Propagation: the distance between two connecting points through which data passes. There are a gazillion connecting points all over the world that make up the Web. Right now distances are long, which increases latency – we don’t want that!!!
Routers: the efficiency with which routers forward data between networks. Hopefully the dinosaur routers of today will be considered obsolete soon enough
Storage: stored data takes time to access and is under great pressure due to the tremendous amount of energy used by the ever-expanding Cloud, which doesn’t remotely resemble a cloud, it’s just a bunch of energy-consuming servers sitting in highly secured buildings, sometimes in odd places like Iceland. The 3 big boys with the largest market share in this business are: Amazon Web Services (AWS), Google Cloud Platform and Microsoft Azure. We need much faster access to these essential services and much more energy-efficient server farms as the need for storage continues to grow in leaps and bounds
The Citadel by Switch is North America’s largest data center. It also happens to be conveniently located right next to Tesla’s Gigafactory in Nevada
“It has been estimated that every human creates 1.7 MB of information each second.”

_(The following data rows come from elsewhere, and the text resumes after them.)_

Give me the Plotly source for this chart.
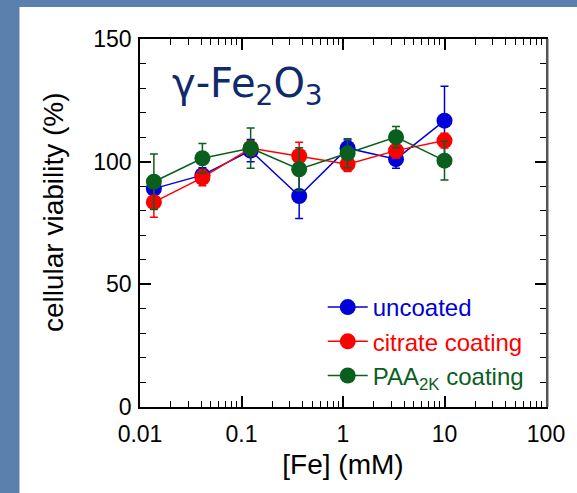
import plotly.graph_objects as go

fe_mM = [0.0137, 0.0412, 0.123, 0.37, 1.11, 3.33, 10]

uncoated = [89.0, 94.5, 104.5, 86.0, 105.5, 101.0, 116.7]
uncoated_err = [3.0, 3.0, 4.5, 9.2, 3.3, 3.7, 14.0]

citrate = [83.5, 93.5, 105.5, 102.3, 99.0, 104.5, 108.6]
citrate_err = [6.2, 3.3, 3.0, 5.6, 3.0, 3.0, 3.0]

paa = [91.8, 101.4, 105.5, 96.9, 103.4, 110.0, 100.4]
paa_err = [11.3, 6.0, 8.2, 8.8, 5.9, 4.3, 7.9]

series = [
    ("uncoated", uncoated, uncoated_err, "#0000d8"),
    ("citrate coating", citrate, citrate_err, "#ff0000"),
    ("PAA<sub>2K</sub> coating", paa, paa_err, "#0a5e1e"),
]

x_tickvals = [0.01, 0.1, 1, 10, 100]
x_ticktext = ["0.01", "0.1", "1", "10", "100"]
y_tickvals = [0, 50, 100, 150]

fig = go.Figure()
for name, vals, errs, col in series:
    fig.add_trace(go.Scatter(
        x=fe_mM, y=vals, mode="lines+markers",
        name=f'<span style="color:{col}">{name}</span>',
        line=dict(color=col, width=1.5),
        marker=dict(color=col, size=16, line=dict(width=0)),
        error_y=dict(type="data", array=errs, visible=True, color=col,
                     thickness=1.5, width=4),
    ))

W, H = 577, 493
L, R, T, B = 140, 26, 39, 86
pw, ph = W - L - R, H - T - B

fig.update_layout(
    width=W, height=H,
    margin=dict(l=L, r=R, t=T, b=B),
    paper_bgcolor="#5b80ad",
    plot_bgcolor="white",
    font=dict(family="Liberation Sans, Arial, sans-serif", color="black", size=22),
    showlegend=True,
    legend=dict(x=(325 - L) / pw, y=(407 - 285) / ph, xanchor="left", yanchor="top",
                bgcolor="rgba(0,0,0,0)", font=dict(size=24),
                itemwidth=40, tracegroupgap=0),
    shapes=[
        dict(type="rect", xref="paper", yref="paper", layer="below",
             x0=(18 - L) / pw, x1=1.2, y0=-0.4, y1=(407 - 7) / ph,
             fillcolor="white", line=dict(width=0)),
        dict(type="line", xref="paper", yref="paper", layer="above",
             x0=1.003, x1=1.003, y0=0, y1=1, line=dict(color="#555555", width=2.5)),
    ],
    annotations=[
        dict(text="γ-Fe<sub>2</sub>O<sub>3</sub>", xref="paper", yref="paper",
             x=(170 - L) / pw, y=(407 - 86) / ph, xanchor="left", yanchor="middle",
             showarrow=False,
             font=dict(family="DejaVu Sans, sans-serif", size=40, color="#102a6c")),
        dict(text="cellular viability (%)", xref="paper", yref="paper",
             x=(52 - L) / pw, y=(407 - 212) / ph, xanchor="center", yanchor="middle",
             textangle=-90, showarrow=False, font=dict(size=28)),
    ],
)

fig.update_xaxes(
    type="log", range=[-2, 2],
    tickvals=x_tickvals, ticktext=x_ticktext,
    ticks="inside", ticklen=11, tickwidth=1.5, tickcolor="black",
    minor=dict(ticks="inside", ticklen=6, tickwidth=1.2, tickcolor="black", dtick="D1", showgrid=False),
    showline=True, linecolor="black", linewidth=1.5, mirror="ticks",
    showgrid=False, zeroline=False,
    tickfont=dict(size=23), ticklabelstandoff=6,
    title=dict(text="[Fe] (mM)", font=dict(size=28), standoff=8),
)
fig.update_yaxes(
    range=[0, 150], tickvals=y_tickvals,
    ticks="inside", ticklen=11, tickwidth=1.5, tickcolor="black",
    minor=dict(ticks="inside", ticklen=6, tickwidth=1.2, tickcolor="black", dtick=10, showgrid=False),
    showline=True, linecolor="black", linewidth=1.5, mirror="ticks",
    showgrid=False, zeroline=False,
    tickfont=dict(size=23), ticklabelstandoff=2,
)

fig.write_html("out.html")
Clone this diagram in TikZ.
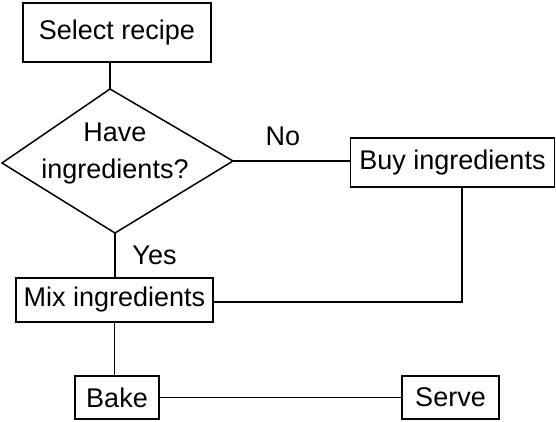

Data centers are under a lot of pressure to reduce their impact on the environment
The human brain has 100 billion neurons, whose job it is to transmit information throughout the body. Think of it this way, we each have our own personal Internet. Isn’t that amazing?
In a nutshell, these are some of the hurdles that must be overcome, unless a completely new vision comes to light and replaces current thinking. Will it happen? Only time will tell. In the meantime, don’t hold your breath that 5G will dramatically change our lives. Let’s set the bar higher for 6G, much higher. Do you have what it takes to be a disrupter? Please step up pronto. The world needs you.
Mr. Musk aka Super Geek and dancer extraordinaire, what do you have to say about 6G? We’d love to hear.